The task>
Print all the data, keeping every line exactly as it is.

■ ■ ■ ■ ■ ■ ■

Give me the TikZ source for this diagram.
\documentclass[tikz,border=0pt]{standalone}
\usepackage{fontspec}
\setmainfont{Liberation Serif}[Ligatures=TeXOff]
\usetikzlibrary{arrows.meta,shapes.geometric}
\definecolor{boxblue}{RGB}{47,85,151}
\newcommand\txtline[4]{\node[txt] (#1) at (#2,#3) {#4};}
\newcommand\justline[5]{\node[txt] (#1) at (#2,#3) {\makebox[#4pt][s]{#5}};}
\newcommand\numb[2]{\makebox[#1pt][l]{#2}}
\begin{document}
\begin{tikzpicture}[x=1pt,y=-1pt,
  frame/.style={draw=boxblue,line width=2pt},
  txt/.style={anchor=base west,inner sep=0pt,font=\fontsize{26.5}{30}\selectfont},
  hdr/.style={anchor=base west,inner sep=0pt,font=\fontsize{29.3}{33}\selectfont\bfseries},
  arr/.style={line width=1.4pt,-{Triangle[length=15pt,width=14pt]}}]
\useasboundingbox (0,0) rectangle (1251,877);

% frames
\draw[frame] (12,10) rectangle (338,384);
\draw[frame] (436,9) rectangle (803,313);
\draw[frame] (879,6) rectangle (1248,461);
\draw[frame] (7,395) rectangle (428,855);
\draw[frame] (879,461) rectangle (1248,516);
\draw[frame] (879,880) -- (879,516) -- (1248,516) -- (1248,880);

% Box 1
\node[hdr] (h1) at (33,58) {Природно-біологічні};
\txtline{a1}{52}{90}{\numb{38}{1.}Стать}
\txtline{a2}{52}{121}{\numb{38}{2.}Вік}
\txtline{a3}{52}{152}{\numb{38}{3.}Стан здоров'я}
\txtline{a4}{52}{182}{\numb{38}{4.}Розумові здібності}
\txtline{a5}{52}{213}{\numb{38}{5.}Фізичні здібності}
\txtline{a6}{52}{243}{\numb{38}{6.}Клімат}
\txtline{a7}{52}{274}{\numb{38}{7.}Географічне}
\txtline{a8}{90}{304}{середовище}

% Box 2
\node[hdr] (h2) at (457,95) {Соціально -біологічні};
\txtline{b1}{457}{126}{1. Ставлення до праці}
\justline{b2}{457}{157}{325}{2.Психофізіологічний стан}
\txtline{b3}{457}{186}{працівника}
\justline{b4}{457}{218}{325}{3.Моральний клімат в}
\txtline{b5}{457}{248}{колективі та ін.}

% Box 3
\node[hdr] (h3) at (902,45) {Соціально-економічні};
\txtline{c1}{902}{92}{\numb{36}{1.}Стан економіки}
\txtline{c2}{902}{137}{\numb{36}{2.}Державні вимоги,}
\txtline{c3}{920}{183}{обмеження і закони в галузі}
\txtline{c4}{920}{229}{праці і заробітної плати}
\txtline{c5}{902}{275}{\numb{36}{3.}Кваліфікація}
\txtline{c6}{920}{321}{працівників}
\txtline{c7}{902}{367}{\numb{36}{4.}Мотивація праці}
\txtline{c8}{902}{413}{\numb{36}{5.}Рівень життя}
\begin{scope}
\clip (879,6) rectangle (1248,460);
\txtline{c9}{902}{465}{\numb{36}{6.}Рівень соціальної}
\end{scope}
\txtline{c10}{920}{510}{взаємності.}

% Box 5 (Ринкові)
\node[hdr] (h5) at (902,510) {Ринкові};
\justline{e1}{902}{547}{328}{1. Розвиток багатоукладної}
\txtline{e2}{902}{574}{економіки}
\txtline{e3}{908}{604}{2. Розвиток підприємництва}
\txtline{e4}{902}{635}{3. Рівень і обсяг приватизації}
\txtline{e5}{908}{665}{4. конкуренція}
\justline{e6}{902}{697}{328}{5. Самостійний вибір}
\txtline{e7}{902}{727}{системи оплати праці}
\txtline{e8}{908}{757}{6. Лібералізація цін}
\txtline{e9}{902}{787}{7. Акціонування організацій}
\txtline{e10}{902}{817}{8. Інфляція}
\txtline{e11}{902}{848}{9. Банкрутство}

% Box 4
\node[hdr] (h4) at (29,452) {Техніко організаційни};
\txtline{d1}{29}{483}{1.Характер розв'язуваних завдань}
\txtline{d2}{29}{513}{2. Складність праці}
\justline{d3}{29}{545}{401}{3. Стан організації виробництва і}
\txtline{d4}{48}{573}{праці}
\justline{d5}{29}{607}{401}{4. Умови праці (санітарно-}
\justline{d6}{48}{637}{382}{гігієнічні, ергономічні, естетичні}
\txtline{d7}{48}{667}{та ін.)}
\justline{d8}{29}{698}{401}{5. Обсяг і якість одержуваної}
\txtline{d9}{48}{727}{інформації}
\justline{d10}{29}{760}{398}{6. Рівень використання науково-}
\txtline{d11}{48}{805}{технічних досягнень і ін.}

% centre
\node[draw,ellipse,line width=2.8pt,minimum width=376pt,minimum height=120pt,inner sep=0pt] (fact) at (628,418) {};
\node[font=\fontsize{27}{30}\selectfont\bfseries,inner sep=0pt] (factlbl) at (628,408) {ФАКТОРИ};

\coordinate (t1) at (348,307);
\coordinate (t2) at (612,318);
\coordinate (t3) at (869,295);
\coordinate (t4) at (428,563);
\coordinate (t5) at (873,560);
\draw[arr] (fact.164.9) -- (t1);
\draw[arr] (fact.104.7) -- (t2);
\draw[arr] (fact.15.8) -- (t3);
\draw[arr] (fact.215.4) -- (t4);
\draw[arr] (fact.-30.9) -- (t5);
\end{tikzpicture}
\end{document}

■ ■ ■ ■ ■ ■ ■

Response>
Give me the TikZ source for this diagram.
\documentclass[tikz,border=0pt]{standalone}
\usepackage{fontspec}
\setmainfont{Liberation Serif}[Ligatures=TeXOff]
\usetikzlibrary{arrows.meta,shapes.geometric}
\definecolor{boxblue}{RGB}{47,85,151}
\newcommand\txtline[4]{\node[txt] (#1) at (#2,#3) {#4};}
\newcommand\justline[5]{\node[txt] (#1) at (#2,#3) {\makebox[#4pt][s]{#5}};}
\newcommand\numb[2]{\makebox[#1pt][l]{#2}}
\begin{document}
\begin{tikzpicture}[x=1pt,y=-1pt,
  frame/.style={draw=boxblue,line width=2pt},
  txt/.style={anchor=base west,inner sep=0pt,font=\fontsize{26.5}{30}\selectfont},
  hdr/.style={anchor=base west,inner sep=0pt,font=\fontsize{29.3}{33}\selectfont\bfseries},
  arr/.style={line width=1.4pt,-{Triangle[length=15pt,width=14pt]}}]
\useasboundingbox (0,0) rectangle (1251,877);

% frames
\draw[frame] (12,10) rectangle (338,384);
\draw[frame] (436,9) rectangle (803,313);
\draw[frame] (879,6) rectangle (1248,461);
\draw[frame] (7,395) rectangle (428,855);
\draw[frame] (879,461) rectangle (1248,516);
\draw[frame] (879,880) -- (879,516) -- (1248,516) -- (1248,880);

% Box 1
\node[hdr] (h1) at (33,58) {Природно-біологічні};
\txtline{a1}{52}{90}{\numb{38}{1.}Стать}
\txtline{a2}{52}{121}{\numb{38}{2.}Вік}
\txtline{a3}{52}{152}{\numb{38}{3.}Стан здоров'я}
\txtline{a4}{52}{182}{\numb{38}{4.}Розумові здібності}
\txtline{a5}{52}{213}{\numb{38}{5.}Фізичні здібності}
\txtline{a6}{52}{243}{\numb{38}{6.}Клімат}
\txtline{a7}{52}{274}{\numb{38}{7.}Географічне}
\txtline{a8}{90}{304}{середовище}

% Box 2
\node[hdr] (h2) at (457,95) {Соціально -біологічні};
\txtline{b1}{457}{126}{1. Ставлення до праці}
\justline{b2}{457}{157}{325}{2.Психофізіологічний стан}
\txtline{b3}{457}{186}{працівника}
\justline{b4}{457}{218}{325}{3.Моральний клімат в}
\txtline{b5}{457}{248}{колективі та ін.}

% Box 3
\node[hdr] (h3) at (902,45) {Соціально-економічні};
\txtline{c1}{902}{92}{\numb{36}{1.}Стан економіки}
\txtline{c2}{902}{137}{\numb{36}{2.}Державні вимоги,}
\txtline{c3}{920}{183}{обмеження і закони в галузі}
\txtline{c4}{920}{229}{праці і заробітної плати}
\txtline{c5}{902}{275}{\numb{36}{3.}Кваліфікація}
\txtline{c6}{920}{321}{працівників}
\txtline{c7}{902}{367}{\numb{36}{4.}Мотивація праці}
\txtline{c8}{902}{413}{\numb{36}{5.}Рівень життя}
\begin{scope}
\clip (879,6) rectangle (1248,460);
\txtline{c9}{902}{465}{\numb{36}{6.}Рівень соціальної}
\end{scope}
\txtline{c10}{920}{510}{взаємності.}

% Box 5 (Ринкові)
\node[hdr] (h5) at (902,510) {Ринкові};
\justline{e1}{902}{547}{328}{1. Розвиток багатоукладної}
\txtline{e2}{902}{574}{економіки}
\txtline{e3}{908}{604}{2. Розвиток підприємництва}
\txtline{e4}{902}{635}{3. Рівень і обсяг приватизації}
\txtline{e5}{908}{665}{4. конкуренція}
\justline{e6}{902}{697}{328}{5. Самостійний вибір}
\txtline{e7}{902}{727}{системи оплати праці}
\txtline{e8}{908}{757}{6. Лібералізація цін}
\txtline{e9}{902}{787}{7. Акціонування організацій}
\txtline{e10}{902}{817}{8. Інфляція}
\txtline{e11}{902}{848}{9. Банкрутство}

% Box 4
\node[hdr] (h4) at (29,452) {Техніко організаційни};
\txtline{d1}{29}{483}{1.Характер розв'язуваних завдань}
\txtline{d2}{29}{513}{2. Складність праці}
\justline{d3}{29}{545}{401}{3. Стан організації виробництва і}
\txtline{d4}{48}{573}{праці}
\justline{d5}{29}{607}{401}{4. Умови праці (санітарно-}
\justline{d6}{48}{637}{382}{гігієнічні, ергономічні, естетичні}
\txtline{d7}{48}{667}{та ін.)}
\justline{d8}{29}{698}{401}{5. Обсяг і якість одержуваної}
\txtline{d9}{48}{727}{інформації}
\justline{d10}{29}{760}{398}{6. Рівень використання науково-}
\txtline{d11}{48}{805}{технічних досягнень і ін.}

% centre
\node[draw,ellipse,line width=2.8pt,minimum width=376pt,minimum height=120pt,inner sep=0pt] (fact) at (628,418) {};
\node[font=\fontsize{27}{30}\selectfont\bfseries,inner sep=0pt] (factlbl) at (628,408) {ФАКТОРИ};

\coordinate (t1) at (348,307);
\coordinate (t2) at (612,318);
\coordinate (t3) at (869,295);
\coordinate (t4) at (428,563);
\coordinate (t5) at (873,560);
\draw[arr] (fact.164.9) -- (t1);
\draw[arr] (fact.104.7) -- (t2);
\draw[arr] (fact.15.8) -- (t3);
\draw[arr] (fact.215.4) -- (t4);
\draw[arr] (fact.-30.9) -- (t5);
\end{tikzpicture}
\end{document}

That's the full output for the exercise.